### Set exercise
Print, word for word, the opening line of the data below and every line after it through the line that contains "const studyHigh = [3.39, -19.41, 1.59, -29.87];", but not the pictures.

── Source data

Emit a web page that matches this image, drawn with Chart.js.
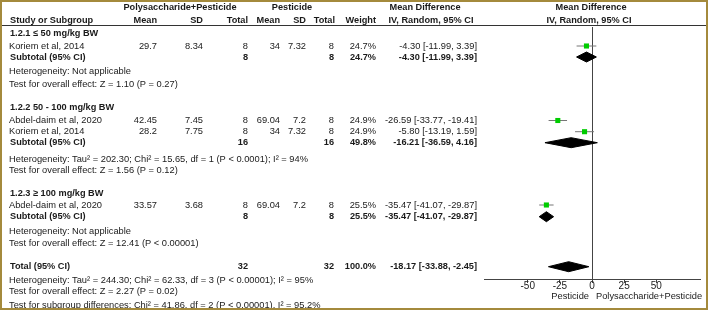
<!DOCTYPE html>
<html>
<head>
<meta charset="utf-8">
<script src="https://cdn.jsdelivr.net/npm/chart.js@4/dist/chart.umd.min.js"></script>
<style>
  html, body { margin: 0; padding: 0; background: #fff; }
  #wrap { width: 709px; height: 311px; }
</style>
</head>
<body>
<div id="wrap"><canvas id="forest" width="709" height="311"></canvas></div>
<script>
// study level data
const studyNames = ['Koriem et al, 2014', 'Abdel-daim et al, 2020', 'Koriem et al, 2014', 'Abdel-daim et al, 2020'];
const studyGroup = [0, 1, 1, 2];
const expMean = ['29.7', '42.45', '28.2', '33.57'];
const expSD = ['8.34', '7.45', '7.75', '3.68'];
const expN = [8, 8, 8, 8];
const ctlMean = ['34', '69.04', '34', '69.04'];
const ctlSD = ['7.32', '7.2', '7.32', '7.2'];
const ctlN = [8, 8, 8, 8];
const studyWeight = ['24.7%', '24.9%', '24.9%', '25.5%'];
const studyMD = [-4.30, -26.59, -5.80, -35.47];
const studyLow = [-11.99, -33.77, -13.19, -41.07];
const studyHigh = [3.39, -19.41, 1.59, -29.87];

// subgroup data
const groupNames = ['1.2.1 \u2264 50 mg/kg BW', '1.2.2 50 - 100 mg/kg BW', '1.2.3 \u2265 100 mg/kg BW'];
const groupExpN = [8, 16, 8];
const groupCtlN = [8, 16, 8];
const groupWeight = ['24.7%', '49.8%', '25.5%'];
const groupMD = [-4.30, -16.21, -35.47];
const groupLow = [-11.99, -36.59, -41.07];
const groupHigh = [3.39, 4.16, -29.87];
const groupHet = [
  'Heterogeneity: Not applicable',
  'Heterogeneity: Tau\u00b2 = 202.30; Chi\u00b2 = 15.65, df = 1 (P < 0.0001); I\u00b2 = 94%',
  'Heterogeneity: Not applicable'
];
const groupTest = [
  'Test for overall effect: Z = 1.10 (P = 0.27)',
  'Test for overall effect: Z = 1.56 (P = 0.12)',
  'Test for overall effect: Z = 12.41 (P < 0.00001)'
];

// overall
const totalN = [32, 32];
const totalWeight = '100.0%';
const totalMD = [-18.17, -33.88, -2.45]; // estimate, low, high
const totalNotes = [
  'Heterogeneity: Tau\u00b2 = 244.30; Chi\u00b2 = 62.33, df = 3 (P < 0.00001); I\u00b2 = 95%',
  'Test for overall effect: Z = 2.27 (P = 0.02)',
  'Test for subgroup differences: Chi\u00b2 = 41.86, df = 2 (P < 0.00001), I\u00b2 = 95.2%'
];

const xTicks = [-50, -25, 0, 25, 50];
const favoursLeft = 'Pesticide';
const favoursRight = 'Polysaccharide+Pesticide';

// layout: vertical position of each text line (top to bottom)
const rowY = [33, 46, 57, 71.5, 84, 107, 120.5, 131.7, 142.7, 159, 170.7, 193, 205, 216.7, 231.7, 243.3, 266.7, 280, 291.7, 305];

const FONT = "'Liberation Sans', Arial, sans-serif";
const fmt = v => v.toFixed(2);
const ciText = (m, lo, hi) => `${fmt(m)} [${fmt(lo)}, ${fmt(hi)}]`;

// build rows in display order
const rows = [];
let r = 0;
groupNames.forEach((g, gi) => {
  rows.push({ kind: 'group', y: rowY[r++], label: g });
  studyNames.forEach((s, si) => {
    if (studyGroup[si] === gi) rows.push({ kind: 'study', y: rowY[r++], idx: si });
  });
  rows.push({ kind: 'sub', y: rowY[r++], idx: gi });
  rows.push({ kind: 'note', y: rowY[r++], label: groupHet[gi] });
  rows.push({ kind: 'note', y: rowY[r++], label: groupTest[gi] });
});
rows.push({ kind: 'total', y: rowY[r++] });
totalNotes.forEach(n => rows.push({ kind: 'note', y: rowY[r++], label: n }));

// datasets
const datasets = [];
rows.filter(row => row.kind === 'study').forEach(row => {
  datasets.push({
    type: 'line',
    data: [{ x: studyLow[row.idx], y: row.y }, { x: studyHigh[row.idx], y: row.y }],
    borderColor: '#777',
    borderWidth: 1,
    pointRadius: 0,
    order: 2
  });
});
datasets.push({
  type: 'scatter',
  data: rows.filter(row => row.kind === 'study').map(row => ({ x: studyMD[row.idx], y: row.y })),
  pointStyle: 'rect',
  pointRadius: 3.6,
  backgroundColor: '#00cc00',
  borderWidth: 0,
  order: 0
});

function diamond(m, lo, hi, y, h) {
  return {
    type: 'line',
    data: [{ x: lo, y: y }, { x: m, y: y - h }, { x: hi, y: y }, { x: m, y: y + h }, { x: lo, y: y }],
    borderColor: '#000',
    backgroundColor: '#000',
    borderWidth: 1,
    pointRadius: 0,
    tension: 0,
    fill: 'shape',
    order: 1
  };
}
rows.forEach(row => {
  if (row.kind === 'sub') datasets.push(diamond(groupMD[row.idx], groupLow[row.idx], groupHigh[row.idx], row.y, 5));
  if (row.kind === 'total') datasets.push(diamond(totalMD[0], totalMD[1], totalMD[2], row.y, 5));
});

// draws the table part, header and frame
const tablePlugin = {
  id: 'forestTable',
  beforeDraw(chart) {
    const ctx = chart.ctx;
    ctx.save();
    ctx.fillStyle = '#fff';
    ctx.fillRect(0, 0, chart.width, chart.height);
    ctx.restore();
  },
  afterDraw(chart) {
    const ctx = chart.ctx;
    const ys = chart.scales.y;
    const xs = chart.scales.x;
    ctx.save();
    ctx.fillStyle = '#1a1a1a';
    ctx.textBaseline = 'middle';

    const txt = (s, x, y, align, bold) => {
      ctx.font = (bold ? 'bold 9.2px ' : '9.3px ') + FONT;
      ctx.textAlign = align || 'left';
      ctx.fillText(s, x, y);
    };

    // header
    txt('Polysaccharide+Pesticide', 180, 7.5, 'center', true);
    txt('Pesticide', 292, 7.5, 'center', true);
    txt('Mean Difference', 425, 7.5, 'center', true);
    txt('Mean Difference', 591, 7.5, 'center', true);
    txt('Study or Subgroup', 10, 20.5, 'left', true);
    txt('Mean', 157, 20.5, 'right', true);
    txt('SD', 203, 20.5, 'right', true);
    txt('Total', 248, 20.5, 'right', true);
    txt('Mean', 280, 20.5, 'right', true);
    txt('SD', 306, 20.5, 'right', true);
    txt('Total', 335, 20.5, 'right', true);
    txt('Weight', 376, 20.5, 'right', true);
    txt('IV, Random, 95% CI', 431, 20.5, 'center', true);
    txt('IV, Random, 95% CI', 589, 20.5, 'center', true);

    ctx.strokeStyle = '#333';
    ctx.lineWidth = 1;
    ctx.beginPath();
    ctx.moveTo(2, 25.5);
    ctx.lineTo(707, 25.5);
    ctx.stroke();

    rows.forEach(row => {
      const y = ys.getPixelForValue(row.y);
      if (row.kind === 'group') {
        txt(row.label, 10, y, 'left', true);
      } else if (row.kind === 'note') {
        txt(row.label, 9, y, 'left', false);
      } else if (row.kind === 'study') {
        const i = row.idx;
        txt(studyNames[i], 9, y, 'left');
        txt(expMean[i], 157, y, 'right');
        txt(expSD[i], 203, y, 'right');
        txt(String(expN[i]), 248, y, 'right');
        txt(ctlMean[i], 280, y, 'right');
        txt(ctlSD[i], 306, y, 'right');
        txt(String(ctlN[i]), 334, y, 'right');
        txt(studyWeight[i], 376, y, 'right');
        txt(ciText(studyMD[i], studyLow[i], studyHigh[i]), 477, y, 'right');
      } else if (row.kind === 'sub') {
        const i = row.idx;
        txt('Subtotal (95% CI)', 10, y, 'left', true);
        txt(String(groupExpN[i]), 248, y, 'right', true);
        txt(String(groupCtlN[i]), 334, y, 'right', true);
        txt(groupWeight[i], 376, y, 'right', true);
        txt(ciText(groupMD[i], groupLow[i], groupHigh[i]), 477, y, 'right', true);
      } else if (row.kind === 'total') {
        txt('Total (95% CI)', 10, y, 'left', true);
        txt(String(totalN[0]), 248, y, 'right', true);
        txt(String(totalN[1]), 334, y, 'right', true);
        txt(totalWeight, 376, y, 'right', true);
        txt(ciText(totalMD[0], totalMD[1], totalMD[2]), 477, y, 'right', true);
      }
    });

    // favours labels under the axis
    const x0 = xs.getPixelForValue(0);
    txt(favoursLeft, x0 - 3, 296.5, 'right');
    txt(favoursRight, x0 + 4, 296.5, 'left');

    // frame
    ctx.strokeStyle = '#a48a3c';
    ctx.lineWidth = 2;
    ctx.strokeRect(1, 1, 706, 308);
    ctx.restore();
  }
};

new Chart(document.getElementById('forest'), {
  type: 'scatter',
  data: { datasets: datasets },
  options: {
    responsive: false,
    animation: false,
    events: [],
    layout: { padding: { left: 484, right: 9, top: 27, bottom: 0 } },
    plugins: { legend: { display: false }, tooltip: { enabled: false } },
    scales: {
      x: {
        type: 'linear',
        min: -84,
        max: 84,
        afterBuildTicks: s => { s.ticks = xTicks.map(v => ({ value: v })); },
        afterFit: s => { s.height = 32; },
        grid: {
          drawOnChartArea: true,
          color: c => (c.tick && c.tick.value === 0 ? '#444' : 'rgba(0,0,0,0)'),
          tickColor: '#444',
          tickLength: 4
        },
        border: { color: '#444', width: 1 },
        ticks: { font: { family: FONT, size: 10 }, color: '#222', padding: -3, maxRotation: 0 }
      },
      y: { type: 'linear', min: 27, max: 279, reverse: true, display: false }
    }
  },
  plugins: [tablePlugin]
});
</script>
</body>
</html>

────

### Result of this task
Emit a web page that matches this image, drawn with Chart.js.
<!DOCTYPE html>
<html>
<head>
<meta charset="utf-8">
<script src="https://cdn.jsdelivr.net/npm/chart.js@4/dist/chart.umd.min.js"></script>
<style>
  html, body { margin: 0; padding: 0; background: #fff; }
  #wrap { width: 709px; height: 311px; }
</style>
</head>
<body>
<div id="wrap"><canvas id="forest" width="709" height="311"></canvas></div>
<script>
// study level data
const studyNames = ['Koriem et al, 2014', 'Abdel-daim et al, 2020', 'Koriem et al, 2014', 'Abdel-daim et al, 2020'];
const studyGroup = [0, 1, 1, 2];
const expMean = ['29.7', '42.45', '28.2', '33.57'];
const expSD = ['8.34', '7.45', '7.75', '3.68'];
const expN = [8, 8, 8, 8];
const ctlMean = ['34', '69.04', '34', '69.04'];
const ctlSD = ['7.32', '7.2', '7.32', '7.2'];
const ctlN = [8, 8, 8, 8];
const studyWeight = ['24.7%', '24.9%', '24.9%', '25.5%'];
const studyMD = [-4.30, -26.59, -5.80, -35.47];
const studyLow = [-11.99, -33.77, -13.19, -41.07];
const studyHigh = [3.39, -19.41, 1.59, -29.87];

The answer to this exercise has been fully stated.